Au risque de vous ennuyer encore, je vous prie de me dire si vos presses gémissent comme celles de Paris sous le poids d’immenses romans dont on les charge de ces bagatelles, de ces petits riens dits avec art, aussi conformes à la frivolité de notre siècle qu’intimement liés à la légèreté du génie de notre nation, que nos petits maîtres et nos femmelettes recherchent avec tant d’empressement et pour l’acquisition desquels on m’a fait bien des instances. Je n’ai refusé de m’y prêter que parce que j’ignorais qu’elle entrait dans votre typographie. D’autres m’ont demandé quelques romans libres; en [l’avez] vous ? Donnez–moi, s’il vous plaît, la note des uns et des autres. 

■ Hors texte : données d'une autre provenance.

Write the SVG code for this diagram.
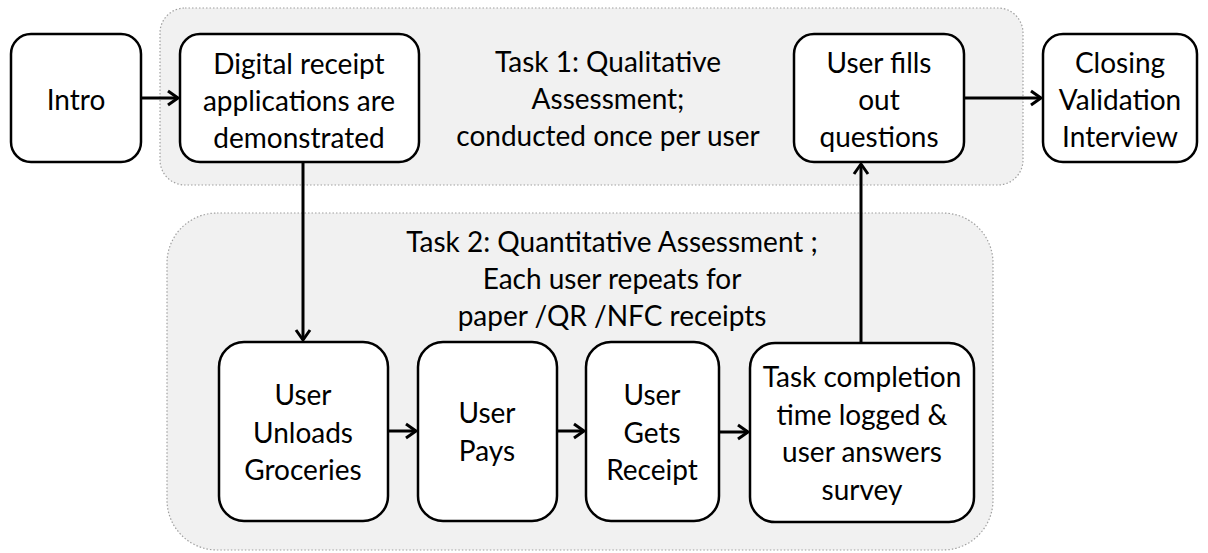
<svg xmlns="http://www.w3.org/2000/svg" width="1208" height="553" viewBox="0 0 1208 553">
<defs>
<style>
.bg{fill:#f1f1f1;stroke:#a0a0a0;stroke-width:1.2;stroke-dasharray:1.5 2}
.node{fill:#fff;stroke:#000;stroke-width:2.5}
.t{font-family:Lato,"Liberation Sans",sans-serif;font-size:28px;fill:#000;text-anchor:middle}
.c{fill:none;stroke:#000;stroke-width:3}
</style>
<marker id="ah" viewBox="0 0 16 18" refX="13" refY="9" markerWidth="16" markerHeight="18" markerUnits="userSpaceOnUse" orient="auto">
<path d="M3,2 L13,9 L3,16" fill="none" stroke="#000" stroke-width="3" stroke-linejoin="miter"/>
</marker>
</defs>
<g id="task1-container">
<rect class="bg" x="160" y="8" width="863" height="177" rx="25"/>
<text class="t"><tspan x="608" y="72">Task 1: Qualitative</tspan><tspan x="608" y="109">Assessment;</tspan><tspan x="608" y="146">conducted once per user</tspan></text>
</g>
<g id="task2-container">
<rect class="bg" x="167" y="213" width="826" height="337" rx="50"/>
<text class="t"><tspan x="612" y="252">Task 2: Quantitative Assessment ;</tspan><tspan x="612" y="289">Each user repeats for</tspan><tspan x="612" y="326">paper /QR /NFC receipts</tspan></text>
</g>
<g id="intro">
<rect class="node" x="11" y="34" width="130" height="128" rx="20"/>
<text class="t" x="76" y="110">Intro</text>
</g>
<g id="digital">
<rect class="node" x="180" y="34" width="239" height="128" rx="20"/>
<text class="t"><tspan x="299" y="74">Digital receipt</tspan><tspan x="299" y="111">applications are</tspan><tspan x="299" y="148">demonstrated</tspan></text>
</g>
<g id="fills">
<rect class="node" x="794" y="34" width="170" height="128" rx="20"/>
<text class="t"><tspan x="879" y="73">User fills</tspan><tspan x="879" y="110">out</tspan><tspan x="879" y="147">questions</tspan></text>
</g>
<g id="closing">
<rect class="node" x="1043" y="34" width="154" height="128" rx="20"/>
<text class="t"><tspan x="1120" y="73">Closing</tspan><tspan x="1120" y="110">Validation</tspan><tspan x="1120" y="147">Interview</tspan></text>
</g>
<g id="unloads">
<rect class="node" x="219" y="342" width="169" height="179" rx="25"/>
<text class="t"><tspan x="303" y="405">User</tspan><tspan x="303" y="443">Unloads</tspan><tspan x="303" y="480">Groceries</tspan></text>
</g>
<g id="pays">
<rect class="node" x="418" y="342" width="139" height="179" rx="25"/>
<text class="t"><tspan x="487" y="423">User</tspan><tspan x="487" y="461">Pays</tspan></text>
</g>
<g id="gets">
<rect class="node" x="586" y="342" width="133" height="179" rx="25"/>
<text class="t"><tspan x="652" y="405">User</tspan><tspan x="652" y="443">Gets</tspan><tspan x="652" y="480">Receipt</tspan></text>
</g>
<g id="completion">
<rect class="node" x="750" y="343" width="224" height="179" rx="25"/>
<text class="t"><tspan x="862" y="387">Task completion</tspan><tspan x="862" y="425">time logged &amp;</tspan><tspan x="862" y="462">user answers</tspan><tspan x="862" y="500">survey</tspan></text>
</g>
<g id="connectors">
<line class="c" x1="141" y1="98" x2="178" y2="98" marker-end="url(#ah)"/>
<line class="c" x1="964" y1="98" x2="1041" y2="98" marker-end="url(#ah)"/>
<line class="c" x1="303" y1="162" x2="303" y2="340" marker-end="url(#ah)"/>
<line class="c" x1="861" y1="343" x2="861" y2="164" marker-end="url(#ah)"/>
<line class="c" x1="388" y1="431" x2="416" y2="431" marker-end="url(#ah)"/>
<line class="c" x1="557" y1="431" x2="584" y2="431" marker-end="url(#ah)"/>
<line class="c" x1="719" y1="432" x2="748" y2="432" marker-end="url(#ah)"/>
</g>
</svg>
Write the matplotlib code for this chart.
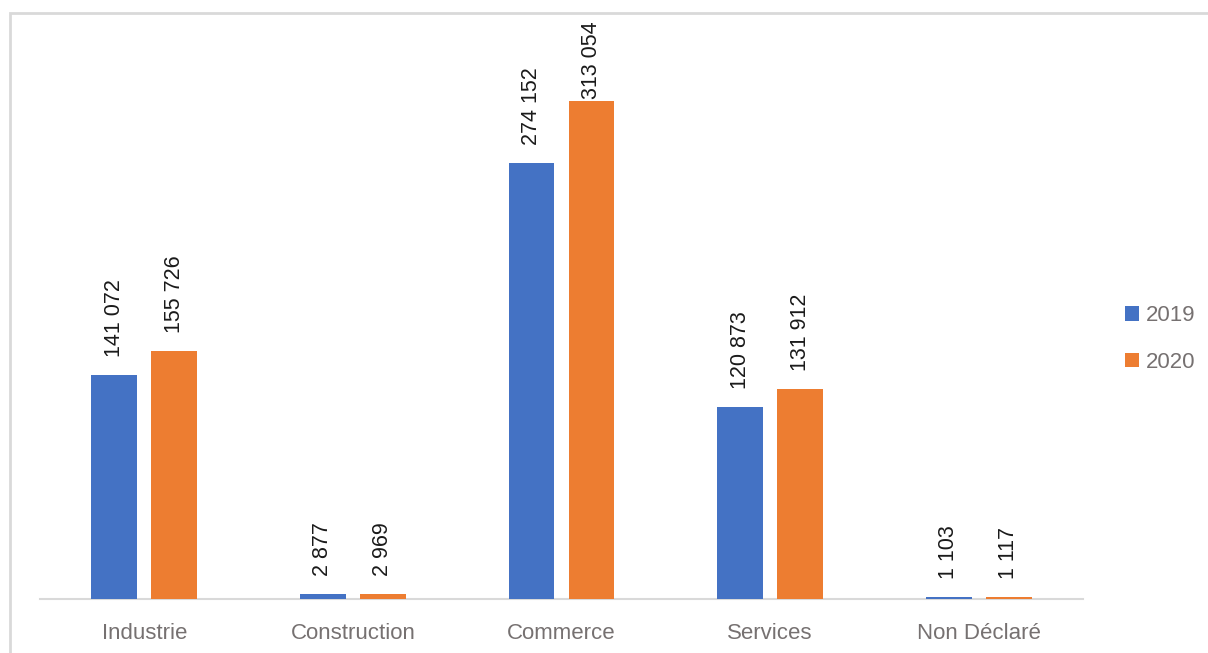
import matplotlib.pyplot as plt
from matplotlib.patches import Rectangle
import numpy as np

# Effectifs par secteur d'activité
categories = ['Industrie', 'Construction', 'Commerce', 'Services', 'Non Déclaré']
years = ['2019', '2020']
values_2019 = [141072, 2877, 274152, 120873, 1103]
values_2020 = [155726, 2969, 313054, 131912, 1117]

colors = ['#4472C4', '#ED7D31']
plt.rcParams['font.family'] = ['Liberation Sans', 'DejaVu Sans']

W, H = 1208, 653
fig = plt.figure(figsize=(W / 100, H / 100), dpi=100)

# chart area frame (only top and left edges fall inside the canvas)
fig.patches.append(Rectangle((10 / W, -0.1), 1.2, (H - 13) / H + 0.1,
                             transform=fig.transFigure, fill=False,
                             edgecolor='#D9D9D9', linewidth=2))

ax_h = 586
ymax = 368400
ax = fig.add_axes([40 / W, (H - 599) / H, 1043 / W, ax_h / H])

label_size = 15.5
label_len = 80   # approx. pixel length of a rotated "xxx xxx" label

x = np.arange(len(categories))
width = 0.22
offset = 0.144
series = [values_2019, values_2020]
for i, (year, vals) in enumerate(zip(years, series)):
    pos = x + (i * 2 - 1) * offset
    bars = ax.bar(pos, vals, width, color=colors[i], label=year, zorder=3)
    for b, v in zip(bars, vals):
        # keep the label inside the plot area when the bar is tall
        room = (ymax - v) / ymax * ax_h
        gap = max(2, min(18, room - label_len - 7))
        ax.annotate(f"{v:,}".replace(",", " "),
                    (b.get_x() + b.get_width() / 2, b.get_height()),
                    xytext=(0, gap * 0.72), textcoords='offset points',
                    rotation=90, ha='center', va='bottom',
                    fontsize=label_size, color='#1a1a1a')

ax.set_xlim(-0.5, len(categories) - 0.5)
ax.set_ylim(0, ymax)
ax.set_xticks(x)
ax.set_xticklabels(categories, fontsize=16, color='#767171')
ax.tick_params(axis='x', length=0, pad=17)
ax.set_yticks([])
for s in ['top', 'right', 'left']:
    ax.spines[s].set_visible(False)
ax.spines['bottom'].set_color('#D9D9D9')
ax.spines['bottom'].set_linewidth(1.5)

fig.legend(loc='center left', bbox_to_anchor=(1105 / W, 1 - 339 / H),
           frameon=False, fontsize=16, labelcolor='#767171',
           handlelength=0.65, handleheight=0.65, handletextpad=0.3,
           labelspacing=1.15)

fig.savefig('out.png', dpi=100)
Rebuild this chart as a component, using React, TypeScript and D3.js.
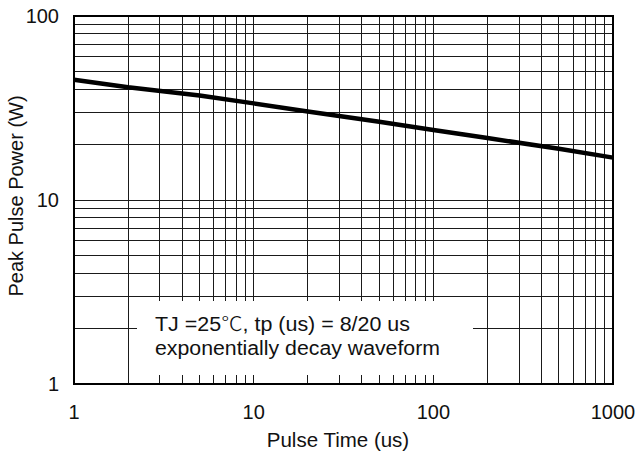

On dit, et je n’ai rien de certain, que le Roi transfere son [école] royale militaire de Paris               

au château royal de Chambord à des petites lieues de cette ville et cela par un principe d’économie, d’abord le bois et les vivres y sont à  meilleur compte qu’à Paris et que pour éviter d’y rebâtir un hôtel Dieu pour tenir lieu de celui qui fut incendié dernièrement, on prend l’hôtel militaire pour y loger les convalescents et on rebâtit dans l’endroit incendié près Notre-Dame où on placera les malades. Ce qu’il y a de vrai, c’est qu’il est venu cette semaine plusieurs députés du conseil pour visiter le château et les environs et faire un devis estimatif des ouvrages à y joindre, on les estime à huit [cent] mille livres. Si ce projet a lieu, il pourrait ouvrir un débouché à vos presses, espérant de m’y faire connaître.